| What is asked |
Quote the records that follow in full, leaving the pictures out.

------------------------------------------------------------------------

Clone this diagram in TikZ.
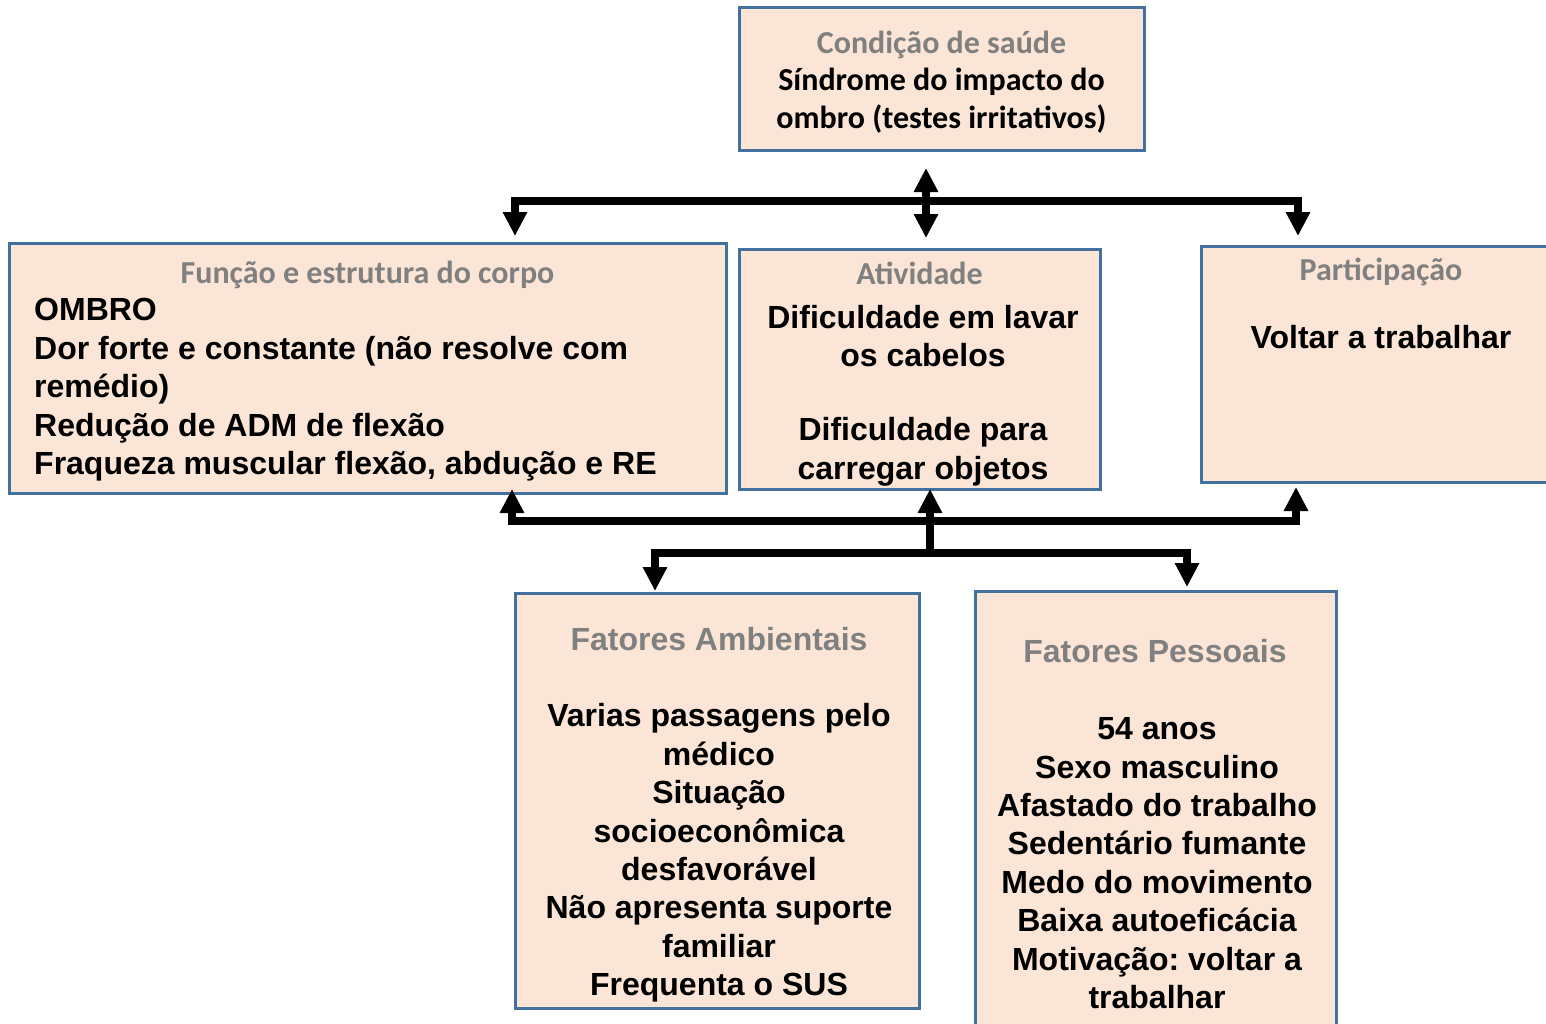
\documentclass[tikz,border=0pt]{standalone}
\usepackage{fontspec}
\setmainfont{Liberation Sans}
\newfontfamily\calib{Carlito}
\usetikzlibrary{arrows.meta}
\definecolor{peach}{HTML}{FBE5D6}
\definecolor{boxblue}{HTML}{41719C}
\definecolor{titlegray}{HTML}{808080}
\frenchspacing
\begin{document}
\begin{tikzpicture}[x=1pt,y=-1pt,
  box/.style={draw=boxblue, line width=3pt, fill=peach, inner sep=0pt, rectangle},
  ttl/.style={font=\calib\bfseries\fontsize{32}{38.4}\selectfont, text=titlegray, inner sep=0pt, anchor=base},
  ttla/.style={font=\bfseries\fontsize{32}{38.4}\selectfont, text=titlegray, inner sep=0pt, anchor=base},
  bodyc/.style={font=\calib\bfseries\fontsize{32}{37.5}\selectfont, inner sep=0pt, anchor=base, align=center},
  body/.style={font=\bfseries\fontsize{32}{38.4}\selectfont, inner sep=0pt, anchor=base, align=center},
  bodyl/.style={font=\bfseries\fontsize{32}{38.5}\selectfont, inner sep=0pt, anchor=base west, align=left},
  conn/.style={line width=7.5pt, line join=miter, -{Triangle[width=23pt,length=24pt]}},
  dconn/.style={line width=7.5pt, {Triangle[width=23pt,length=24pt]}-{Triangle[width=23pt,length=24pt]}}]
\useasboundingbox (0,0) rectangle (1546,1023);
\clip (0,0) rectangle (1546,1023);
\fill[white] (0,0) rectangle (1546,1023);

% boxes
\node[box, minimum width=405pt, minimum height=143pt] (cond) at (941.5,78.5) {};
\node[box, minimum width=717pt, minimum height=250pt] (fe) at (367.5,368) {};
\node[box, minimum width=361pt, minimum height=240pt] (at) at (919.5,369) {};
\node[box, minimum width=360pt, minimum height=236pt] (pa) at (1381,364) {};
\node[box, minimum width=404pt, minimum height=415pt] (fa) at (717,800.5) {};
\node[box, minimum width=361pt, minimum height=469pt] (fp) at (1155.5,825.5) {};

% texts (multi-line nodes: base = baseline of last line)
\node[ttl] (condT) at (941.5,53) {Condição de saúde};
\node[bodyc] (condB) at (941.5,128) {Síndrome do impacto do\\ombro (testes irritativos)};

\node[ttl] (feT) at (367.5,283) {Função e estrutura do corpo};
\node[bodyl] (feB) at (34,474.5) {OMBRO\\Dor forte e constante (não resolve com\\remédio)\\Redução de ADM de flexão\\Fraqueza muscular flexão, abdução e RE};

\node[ttl] (atT) at (919.5,284) {Atividade};
\node[body] (atB) at (923,479) {Dificuldade em lavar\\os cabelos\\[35.6pt]Dificuldade para\\carregar objetos};

\node[ttl] (paT) at (1381,280) {Participação};
\node[body] (paB) at (1381,348.5) {Voltar a trabalhar};

\node[ttla] (faT) at (719,650.5) {Fatores Ambientais};
\node[body] (faB) at (719,995.6) {Varias passagens pelo\\médico\\Situação\\socioeconômica\\desfavorável\\Não apresenta suporte\\familiar\\Frequenta o SUS};

\node[ttla] (fpT) at (1155,662.5) {Fatores Pessoais};
\node[body] (fpB) at (1157,1008.5) {54 anos\\Sexo masculino\\Afastado do trabalho\\Sedentário fumante\\Medo do movimento\\Baixa autoeficácia\\Motivação: voltar a\\trabalhar};

% connector points
\coordinate (jt) at (926,201);
\coordinate (jtU) at (926,168);
\coordinate (jtD) at (926,238);
\coordinate (feIn) at (515,236);
\coordinate (paIn) at (1298,236);
\coordinate (jb) at (930,521);
\coordinate (jc) at (930,553);
\coordinate (feOut) at (512,489);
\coordinate (atOut) at (930,489);
\coordinate (paOut) at (1296,487);
\coordinate (faIn) at (655,591);
\coordinate (fpIn) at (1187,587);

% top connectors
\draw[conn] (jt) -| (feIn);
\draw[conn] (jt) -| (paIn);
\draw[dconn] (jtU) -- (jtD);

% bottom connectors
\draw[conn] (jb) -| (feOut);
\draw[conn] (jb) -| (paOut);
\draw[conn] (jc) -- (atOut);
\draw[conn] (jc) -| (faIn);
\draw[conn] (jc) -| (fpIn);
\end{tikzpicture}
\end{document}
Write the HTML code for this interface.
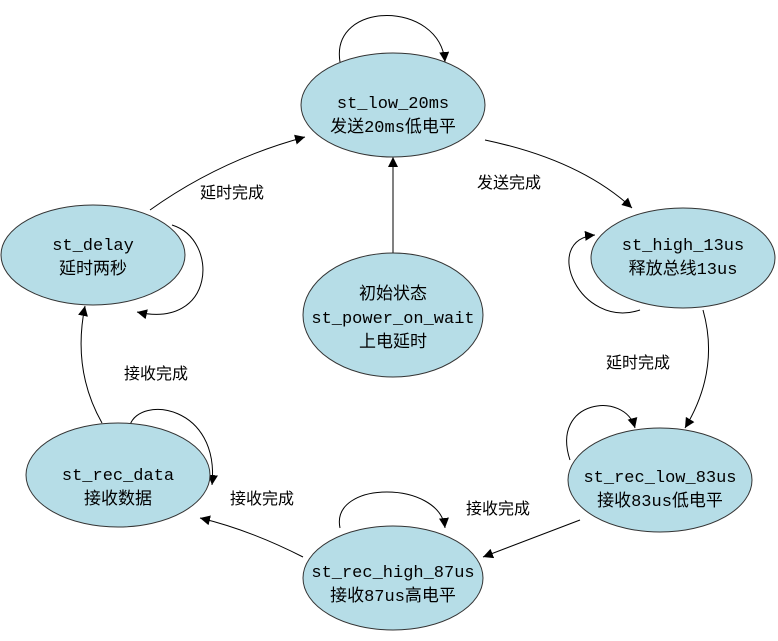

------------------------------------------------------------------------

| Task result |
Clone this diagram in TikZ.
\documentclass[tikz,border=0pt]{standalone}
\usepackage{fontspec}
\setmainfont{Liberation Sans}
\newfontfamily\calib{Carlito}
\usetikzlibrary{arrows.meta}
\definecolor{peach}{HTML}{FBE5D6}
\definecolor{boxblue}{HTML}{41719C}
\definecolor{titlegray}{HTML}{808080}
\frenchspacing
\begin{document}
\begin{tikzpicture}[x=1pt,y=-1pt,
  box/.style={draw=boxblue, line width=3pt, fill=peach, inner sep=0pt, rectangle},
  ttl/.style={font=\calib\bfseries\fontsize{32}{38.4}\selectfont, text=titlegray, inner sep=0pt, anchor=base},
  ttla/.style={font=\bfseries\fontsize{32}{38.4}\selectfont, text=titlegray, inner sep=0pt, anchor=base},
  bodyc/.style={font=\calib\bfseries\fontsize{32}{37.5}\selectfont, inner sep=0pt, anchor=base, align=center},
  body/.style={font=\bfseries\fontsize{32}{38.4}\selectfont, inner sep=0pt, anchor=base, align=center},
  bodyl/.style={font=\bfseries\fontsize{32}{38.5}\selectfont, inner sep=0pt, anchor=base west, align=left},
  conn/.style={line width=7.5pt, line join=miter, -{Triangle[width=23pt,length=24pt]}},
  dconn/.style={line width=7.5pt, {Triangle[width=23pt,length=24pt]}-{Triangle[width=23pt,length=24pt]}}]
\useasboundingbox (0,0) rectangle (1546,1023);
\clip (0,0) rectangle (1546,1023);
\fill[white] (0,0) rectangle (1546,1023);

% boxes
\node[box, minimum width=405pt, minimum height=143pt] (cond) at (941.5,78.5) {};
\node[box, minimum width=717pt, minimum height=250pt] (fe) at (367.5,368) {};
\node[box, minimum width=361pt, minimum height=240pt] (at) at (919.5,369) {};
\node[box, minimum width=360pt, minimum height=236pt] (pa) at (1381,364) {};
\node[box, minimum width=404pt, minimum height=415pt] (fa) at (717,800.5) {};
\node[box, minimum width=361pt, minimum height=469pt] (fp) at (1155.5,825.5) {};

% texts (multi-line nodes: base = baseline of last line)
\node[ttl] (condT) at (941.5,53) {Condição de saúde};
\node[bodyc] (condB) at (941.5,128) {Síndrome do impacto do\\ombro (testes irritativos)};

\node[ttl] (feT) at (367.5,283) {Função e estrutura do corpo};
\node[bodyl] (feB) at (34,474.5) {OMBRO\\Dor forte e constante (não resolve com\\remédio)\\Redução de ADM de flexão\\Fraqueza muscular flexão, abdução e RE};

\node[ttl] (atT) at (919.5,284) {Atividade};
\node[body] (atB) at (923,479) {Dificuldade em lavar\\os cabelos\\[35.6pt]Dificuldade para\\carregar objetos};

\node[ttl] (paT) at (1381,280) {Participação};
\node[body] (paB) at (1381,348.5) {Voltar a trabalhar};

\node[ttla] (faT) at (719,650.5) {Fatores Ambientais};
\node[body] (faB) at (719,995.6) {Varias passagens pelo\\médico\\Situação\\socioeconômica\\desfavorável\\Não apresenta suporte\\familiar\\Frequenta o SUS};

\node[ttla] (fpT) at (1155,662.5) {Fatores Pessoais};
\node[body] (fpB) at (1157,1008.5) {54 anos\\Sexo masculino\\Afastado do trabalho\\Sedentário fumante\\Medo do movimento\\Baixa autoeficácia\\Motivação: voltar a\\trabalhar};

% connector points
\coordinate (jt) at (926,201);
\coordinate (jtU) at (926,168);
\coordinate (jtD) at (926,238);
\coordinate (feIn) at (515,236);
\coordinate (paIn) at (1298,236);
\coordinate (jb) at (930,521);
\coordinate (jc) at (930,553);
\coordinate (feOut) at (512,489);
\coordinate (atOut) at (930,489);
\coordinate (paOut) at (1296,487);
\coordinate (faIn) at (655,591);
\coordinate (fpIn) at (1187,587);

% top connectors
\draw[conn] (jt) -| (feIn);
\draw[conn] (jt) -| (paIn);
\draw[dconn] (jtU) -- (jtD);

% bottom connectors
\draw[conn] (jb) -| (feOut);
\draw[conn] (jb) -| (paOut);
\draw[conn] (jc) -- (atOut);
\draw[conn] (jc) -| (faIn);
\draw[conn] (jc) -| (fpIn);
\end{tikzpicture}
\end{document}
Write the HTML code for this interface.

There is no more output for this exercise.